## Work instructions:
Leave the pictures out and retype the lines from the beginning through the line with "import pandas as pd", both ends included.

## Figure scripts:
____

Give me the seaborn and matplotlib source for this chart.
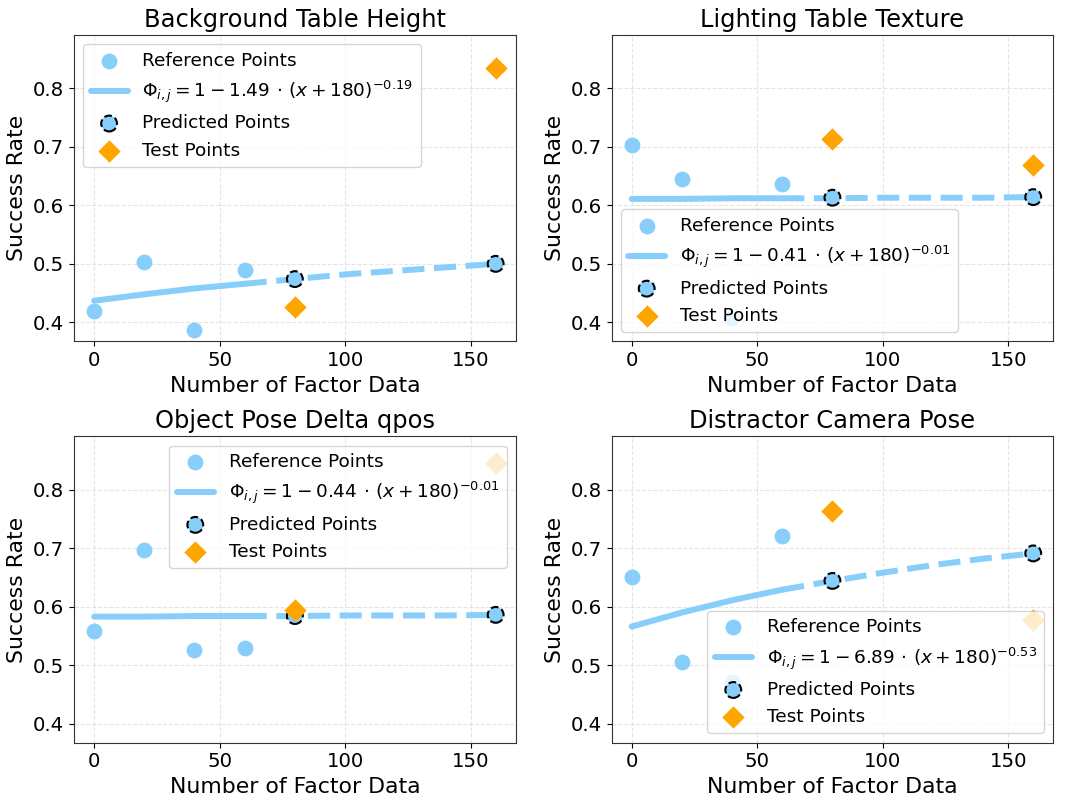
import matplotlib
matplotlib.use("Agg")
import matplotlib.pyplot as plt
import seaborn as sns
import pandas as pd

sns.set_style("ticks")
plt.rcParams['font.family'] = ['DejaVu Sans']
plt.rcParams['text.color'] = 'black'
plt.rcParams['axes.labelcolor'] = 'black'
plt.rcParams['xtick.color'] = 'black'
plt.rcParams['ytick.color'] = 'black'

# -------------------------------
# Data
# -------------------------------
titles = ["Background Table Height", "Lighting Table Texture",
          "Object Pose Delta qpos", "Distractor Camera Pose"]
fit_labels = [r"$\Phi_{i,j} = 1 - 1.49\,\cdot\,(x + 180)^{-0.19}$",
              r"$\Phi_{i,j} = 1 - 0.41\,\cdot\,(x + 180)^{-0.01}$",
              r"$\Phi_{i,j} = 1 - 0.44\,\cdot\,(x + 180)^{-0.01}$",
              r"$\Phi_{i,j} = 1 - 6.89\,\cdot\,(x + 180)^{-0.53}$"]
legend_locs = ["upper left", "lower left", "upper right", "lower right"]

ref_x = [0, 20, 40, 60]
ref_y = [[0.419, 0.503, 0.387, 0.490],
         [0.703, 0.645, 0.407, 0.637],
         [0.559, 0.696, 0.526, 0.529],
         [0.650, 0.505, 0.472, 0.720]]

curve_x = [0, 20, 40, 60, 80, 100, 120, 140, 160]
curve_y = [[0.437, 0.448, 0.458, 0.466, 0.474, 0.482, 0.488, 0.494, 0.500],
           [0.611, 0.611, 0.612, 0.612, 0.612, 0.613, 0.613, 0.613, 0.614],
           [0.583, 0.583, 0.584, 0.584, 0.584, 0.585, 0.585, 0.585, 0.586],
           [0.566, 0.590, 0.611, 0.629, 0.644, 0.658, 0.671, 0.682, 0.691]]

pred_x = [80, 160]
pred_y = [[0.474, 0.500],
          [0.613, 0.614],
          [0.584, 0.586],
          [0.644, 0.691]]

test_x = [80, 160]
test_y = [[0.426, 0.834],
          [0.713, 0.669],
          [0.595, 0.846],
          [0.763, 0.578]]

blue = "#87CEFA"
orange = "#FFA500"

fig, axes = plt.subplots(2, 2, figsize=(10.79, 8.08), dpi=100)
plt.subplots_adjust(left=0.0686, right=0.9762, bottom=0.0808, top=0.9567,
                    wspace=0.217, hspace=0.31)

for i, ax in enumerate(axes.flat):
    ax.grid(True, linestyle="--", color="#cccccc", alpha=0.5, linewidth=0.8)
    ax.set_axisbelow(True)

    sns.scatterplot(x=ref_x, y=ref_y[i], ax=ax, color=blue, s=130,
                    linewidth=0, label="Reference Points", zorder=3)

    curve = pd.DataFrame({"x": curve_x, "y": curve_y[i]})
    solid = curve[curve["x"] <= 60]
    dashed = curve[curve["x"] >= 60]
    sns.lineplot(data=solid, x="x", y="y", ax=ax, color=blue, linewidth=4.3,
                 label=fit_labels[i], zorder=2)
    sns.lineplot(data=dashed, x="x", y="y", ax=ax, color=blue, linewidth=4.3,
                 linestyle="--", label="_nolegend_", zorder=2)

    sns.scatterplot(x=pred_x, y=pred_y[i], ax=ax, color=blue, s=130,
                    edgecolor="black", linewidth=1.5, linestyle="--",
                    label="Predicted Points", zorder=4)
    sns.scatterplot(x=test_x, y=test_y[i], ax=ax, color=orange, marker="D",
                    s=130, linewidth=0, label="Test Points", zorder=5)

    ax.set_xlim(-8, 168)
    ax.set_ylim(0.3676, 0.891)
    ax.set_xticks([0, 50, 100, 150])
    ax.set_yticks([0.4, 0.5, 0.6, 0.7, 0.8])
    ax.tick_params(labelsize=14.2)
    ax.set_title(titles[i], fontsize=17.4)
    ax.set_xlabel("Number of Factor Data", fontsize=15.8)
    ax.set_ylabel("Success Rate", fontsize=15.8)
    for sp in ax.spines.values():
        sp.set_color("#333333")
    ax.legend(loc=legend_locs[i], fontsize=13.3, framealpha=0.8)

plt.savefig("out.png", dpi=100)
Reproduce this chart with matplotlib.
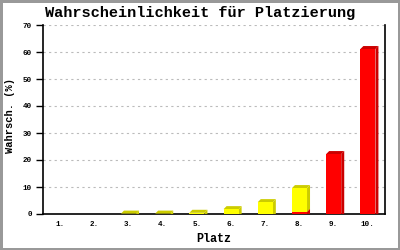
import numpy as np
import matplotlib.pyplot as plt
from matplotlib.patches import Polygon

# data
plaetze = ['1.', '2.', '3.', '4.', '5.', '6.', '7.', '8.', '9.', '10.']
sicher = [0, 0, 0, 0, 0, 0, 0, 0.8, 22.2, 61.1]          # red part
moeglich = [0, 0, 0.15, 0.15, 0.45, 1.8, 4.4, 8.8, 0, 0]  # yellow part

mono = 'Liberation Mono'

fig = plt.figure(figsize=(4, 2.5), dpi=100)
fig.patch.set_edgecolor('#999999')
fig.patch.set_linewidth(2.5)
ax = fig.add_axes([0.1075, 0.144, 0.855, 0.756])

x = np.arange(len(plaetze))
w = 0.44
ax.set_xlim(-0.5, len(plaetze) - 0.5)
ax.set_ylim(0, 70)

# depth of the fake 3d bars: 3px right, 3px up
px_x = (len(plaetze)) / (0.855 * 400)
px_y = 70 / (0.756 * 250)
dx, dy = 3 * px_x, 3 * px_y


def bar3d(xc, bottom, height, front, dark):
    if height <= 0:
        return
    top = bottom + height
    l, r = xc - w / 2, xc + w / 2
    ax.add_patch(Polygon([(r, bottom), (r + dx, bottom + dy * (bottom > 0)),
                          (r + dx, top + dy), (r, top)],
                         closed=True, facecolor=dark, edgecolor='none', zorder=3))
    ax.add_patch(Polygon([(l, top), (l + dx, top + dy), (r + dx, top + dy), (r, top)],
                         closed=True, facecolor=dark, edgecolor='none', zorder=3))
    ax.bar(xc, height, w, bottom=bottom, color=front, zorder=4)


for i in range(len(plaetze)):
    bar3d(x[i], 0, sicher[i], '#ff0000', '#cc0000')
    bar3d(x[i], sicher[i], moeglich[i], '#ffff00', '#cccc00')

ax.yaxis.grid(True, color='#bbbbbb', linestyle=(0, (2, 3)), linewidth=0.8)
ax.set_axisbelow(True)
ax.set_yticks(range(0, 71, 10))
ax.set_xticks(x)
ax.set_xticklabels(plaetze)
ax.spines['top'].set_visible(False)
for s in ['left', 'bottom', 'right']:
    ax.spines[s].set_linewidth(1.2)
ax.tick_params(axis='y', length=5, width=1, pad=3, labelsize=5.5)
ax.tick_params(axis='x', length=0, pad=5, labelsize=5.5)
for lab in ax.get_xticklabels() + ax.get_yticklabels():
    lab.set_fontfamily(mono)
    lab.set_fontweight('bold')

ax.set_xlabel('Platz', fontfamily=mono, fontweight='bold', fontsize=8.5, labelpad=4)
ax.set_ylabel('Wahrsch. (%)', fontfamily=mono, fontweight='bold', fontsize=7.5, labelpad=4)
ax.yaxis.set_label_coords(-0.083, 0.52)
fig.text(0.5, 0.948, 'Wahrscheinlichkeit für Platzierung', ha='center', va='center',
         fontfamily=mono, fontweight='bold', fontsize=11)

fig.savefig('out.png', dpi=100, edgecolor=fig.get_edgecolor())
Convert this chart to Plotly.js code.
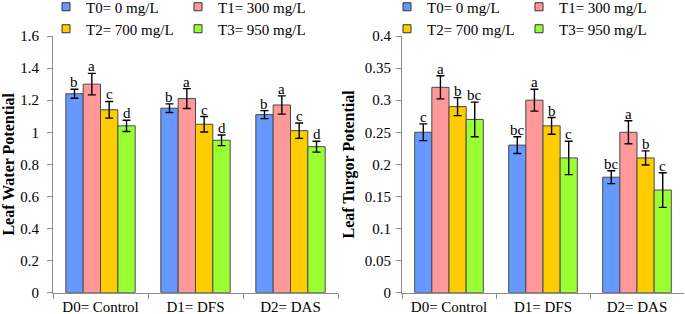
<!DOCTYPE html>
<html><head><meta charset="utf-8">
<script src="https://cdn.plot.ly/plotly-3.0.1.min.js"></script>
<style>html,body{margin:0;padding:0;background:#fff}#chart{width:685px;height:314px}</style>
</head><body><div id="chart"></div>
<script>
// ---- data ----
const categories = ["D0= Control", "D1= DFS", "D2= DAS"];
const seriesNames = ["T0= 0 mg/L", "T1= 300 mg/L", "T2= 700 mg/L", "T3= 950 mg/L"];
const seriesColors = ["#6699FF", "#FF9999", "#FFCC00", "#99FF33"];

// Leaf Water Potential
const lwpT0 = [1.24, 1.15, 1.11];
const lwpT1 = [1.30, 1.21, 1.17];
const lwpT2 = [1.14, 1.05, 1.01];
const lwpT3 = [1.04, 0.95, 0.91];
const lwpErrT0 = [0.028, 0.027, 0.025];
const lwpErrT1 = [0.067, 0.062, 0.057];
const lwpErrT2 = [0.052, 0.048, 0.048];
const lwpErrT3 = [0.035, 0.033, 0.034];
const lwpLetT0 = ["b", "b", "b"];
const lwpLetT1 = ["a", "a", "a"];
const lwpLetT2 = ["c", "c", "c"];
const lwpLetT3 = ["d", "d", "d"];

// Leaf Turgor Potential
const ltpT0 = [0.25, 0.23, 0.18];
const ltpT1 = [0.32, 0.30, 0.25];
const ltpT2 = [0.29, 0.26, 0.21];
const ltpT3 = [0.27, 0.21, 0.16];
const ltpErrT0 = [0.013, 0.013, 0.010];
const ltpErrT1 = [0.018, 0.017, 0.018];
const ltpErrT2 = [0.014, 0.013, 0.011];
const ltpErrT3 = [0.027, 0.026, 0.027];
const ltpLetT0 = ["c", "bc", "bc"];
const ltpLetT1 = ["a", "a", "a"];
const ltpLetT2 = ["b", "b", "b"];
const ltpLetT3 = ["bc", "c", "c"];

// ---- build ----
const FONT = "'Liberation Serif', 'Times New Roman', serif";
const W = 685, H = 314;
const bargap = 0.27;
const nSeries = 4;
const barW = (1 - bargap) / nSeries;

const lwpVals = [lwpT0, lwpT1, lwpT2, lwpT3];
const lwpErrs = [lwpErrT0, lwpErrT1, lwpErrT2, lwpErrT3];
const lwpLets = [lwpLetT0, lwpLetT1, lwpLetT2, lwpLetT3];
const ltpVals = [ltpT0, ltpT1, ltpT2, ltpT3];
const ltpErrs = [ltpErrT0, ltpErrT1, ltpErrT2, ltpErrT3];
const ltpLets = [ltpLetT0, ltpLetT1, ltpLetT2, ltpLetT3];

const traces = [];
const annotations = [];

function addPanel(vals, errs, lets, xa, ya) {
  for (let j = 0; j < nSeries; j++) {
    traces.push({
      type: "bar", x: categories, y: vals[j], name: seriesNames[j],
      xaxis: xa, yaxis: ya, showlegend: false,
      marker: {color: seriesColors[j], line: {color: "#4a4a4a", width: 1}},
      error_y: {type: "data", array: errs[j], visible: true, color: "#000", thickness: 1.4, width: 4},
      hoverinfo: "skip"
    });
    for (let i = 0; i < categories.length; i++) {
      annotations.push({
        xref: xa, yref: ya, x: i + (j - (nSeries - 1) / 2) * barW,
        y: vals[j][i] + errs[j][i], text: lets[j][i], showarrow: false,
        yanchor: "bottom", xanchor: "center", yshift: -3,
        font: {family: FONT, size: 15, color: "#000"}
      });
    }
  }
}
addPanel(lwpVals, lwpErrs, lwpLets, "x", "y");
addPanel(ltpVals, ltpErrs, ltpLets, "x2", "y2");

// legend proxies: each panel has two legends (2 rows x 2 columns)
const legendIds = [["legend", "legend", "legend2", "legend2"], ["legend3", "legend3", "legend4", "legend4"]];
const axPairs = [["x", "y"], ["x2", "y2"]];
for (let p = 0; p < 2; p++) {
  for (let j = 0; j < nSeries; j++) {
    traces.push({
      type: "scatter", mode: "markers", x: [null], y: [null], name: seriesNames[j],
      xaxis: axPairs[p][0], yaxis: axPairs[p][1], legend: legendIds[p][j], showlegend: true,
      marker: {symbol: "square", size: 8, color: seriesColors[j], line: {color: "#333", width: 1}},
      hoverinfo: "skip"
    });
  }
}

function legendAt(xpx, ypx) {
  return {x: xpx / W, y: 1 - ypx / H, xanchor: "left", yanchor: "middle",
    orientation: "h", entrywidth: 87, entrywidthmode: "pixels",
    bgcolor: "rgba(0,0,0,0)", borderwidth: 0, itemclick: false,
    font: {family: FONT, size: 15, color: "#000"}, traceorder: "normal"};
}

const ydom = [(H - 292.7) / H, (H - 36) / H];
const axisCommon = {showline: true, linecolor: "#8c8c8c", linewidth: 1, ticks: "outside",
  ticklen: 5, tickcolor: "#8c8c8c", showgrid: false, zeroline: false, automargin: false,
  tickfont: {family: FONT, size: 15, color: "#000"}};

const layout = {
  width: W, height: H, margin: {l: 0, r: 0, t: 0, b: 0, autoexpand: false},
  paper_bgcolor: "#fff", plot_bgcolor: "#fff",
  barmode: "group", bargap: bargap, bargroupgap: 0,
  font: {family: FONT, size: 15, color: "#000"},
  xaxis: Object.assign({}, axisCommon, {domain: [53 / W, 338 / W], anchor: "y", type: "category", tickson: "boundaries"}),
  yaxis: Object.assign({}, axisCommon, {domain: ydom, anchor: "x", range: [0, 1.6], dtick: 0.2, tick0: 0,
    ticklabelstandoff: 5,
    title: {text: "Leaf Water Potential", standoff: 12, font: {family: FONT, size: 16, weight: "bold", color: "#000"}}}),
  xaxis2: Object.assign({}, axisCommon, {domain: [402 / W, 684 / W], anchor: "y2", type: "category", tickson: "boundaries"}),
  yaxis2: Object.assign({}, axisCommon, {domain: ydom, anchor: "x2", range: [0, 0.4], dtick: 0.05, tick0: 0,
    ticklabelstandoff: 2,
    title: {text: "Leaf Turgor Potential", standoff: 6, font: {family: FONT, size: 16, weight: "bold", color: "#000"}}}),
  legend: legendAt(46, 7),
  legend2: legendAt(46, 29),
  legend3: legendAt(387, 7),
  legend4: legendAt(387, 29),
  annotations: annotations,
  showlegend: true
};

Plotly.newPlot("chart", traces, layout, {staticPlot: true, displayModeBar: false});
</script></body></html>
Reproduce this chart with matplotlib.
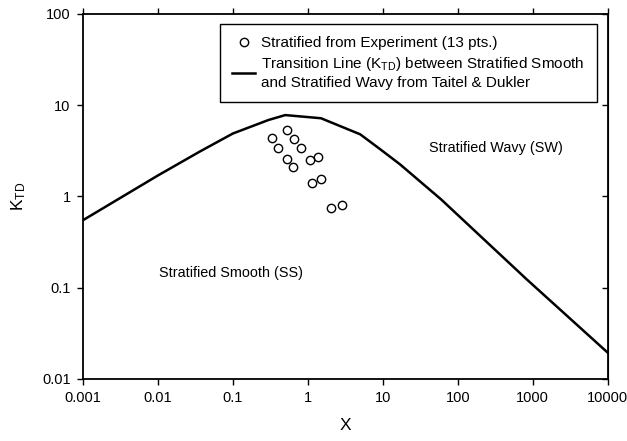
import numpy as np
import matplotlib
matplotlib.use("Agg")
import matplotlib.pyplot as plt

plt.rcParams["font.family"] = ["Liberation Sans", "DejaVu Sans"]
plt.rcParams["mathtext.fontset"] = "custom"
plt.rcParams["mathtext.rm"] = "Liberation Sans"
plt.rcParams["mathtext.it"] = "Liberation Sans"

# Taitel & Dukler transition line
line_x = [0.001, 0.01, 0.036, 0.1, 0.3, 0.5, 1.5, 5, 9, 17, 60, 830, 10000]
line_k = [0.55, 1.7, 3.1, 4.9, 6.9, 7.8, 7.2, 4.8, 3.35, 2.25, 0.93, 0.124, 0.0195]

# experimental points (13 pts.)
exp_x = [0.53, 0.333, 0.65, 0.40, 0.81, 0.53, 0.625, 1.06, 1.35, 1.12, 1.49, 2.03, 2.9]
exp_k = [5.36, 4.32, 4.24, 3.44, 3.38, 2.56, 2.08, 2.52, 2.74, 1.40, 1.57, 0.74, 0.80]

xticks = [0.001, 0.01, 0.1, 1, 10, 100, 1000, 10000]
xlabels = ["0.001", "0.01", "0.1", "1", "10", "100", "1000", "10000"]
yticks = [0.01, 0.1, 1, 10, 100]
ylabels = ["0.01", "0.1", "1", "10", "100"]

fig = plt.figure(figsize=(6.27, 4.41), dpi=100)
ax = fig.add_axes([0.1324, 0.1406, 0.8366, 0.8277])

ax.plot(exp_x, exp_k, "o", mfc="white", mec="black", ms=6, mew=1.0,
        label="Stratified from Experiment (13 pts.)", zorder=3)
ax.plot(line_x, line_k, "-", color="black", lw=1.8,
        label="Transition Line (K$_{\\rm TD}$) between Stratified Smooth\nand Stratified Wavy from Taitel & Dukler")

ax.set_xscale("log")
ax.set_yscale("log")
ax.set_xlim(0.001, 10000)
ax.set_ylim(0.01, 100)
ax.set_xticks(xticks)
ax.set_xticklabels(xlabels)
ax.set_yticks(yticks)
ax.set_yticklabels(ylabels)
ax.minorticks_off()
ax.tick_params(direction="out", length=4, width=1, labelsize=10.5, pad=5)
ax.tick_params(axis="x", which="both", top=True)
for sp in ax.spines.values():
    sp.set_linewidth(1.3)

# right side ticks point inward
ax_r = ax.secondary_yaxis("right")
ax_r.set_yticks(yticks)
ax_r.set_yticklabels([])
ax_r.tick_params(direction="in", length=4, width=1)
ax_r.minorticks_off()

ax.set_xlabel("X", fontsize=12.5, labelpad=9)
ax.set_ylabel("K$_{\\rm TD}$", fontsize=12.5, labelpad=10)

ax.text(0.093, 0.145, "Stratified Smooth (SS)", fontsize=10.4, ha="center", va="center")
ax.text(320, 3.36, "Stratified Wavy (SW)", fontsize=10.4, ha="center", va="center")

leg = ax.legend(loc="upper right", bbox_to_anchor=(0.980, 0.973), fontsize=11,
                frameon=True, fancybox=False, edgecolor="black", framealpha=1,
                handlelength=1.5, handletextpad=0.4, labelspacing=0.35,
                borderpad=0.8, borderaxespad=0)
leg.get_frame().set_linewidth(1.0)

fig.savefig("out.png", dpi=100)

____

## Exercise response:
Give me the seaborn and matplotlib source for this chart.
import matplotlib
matplotlib.use("Agg")
import matplotlib.pyplot as plt
import seaborn as sns
import pandas as pd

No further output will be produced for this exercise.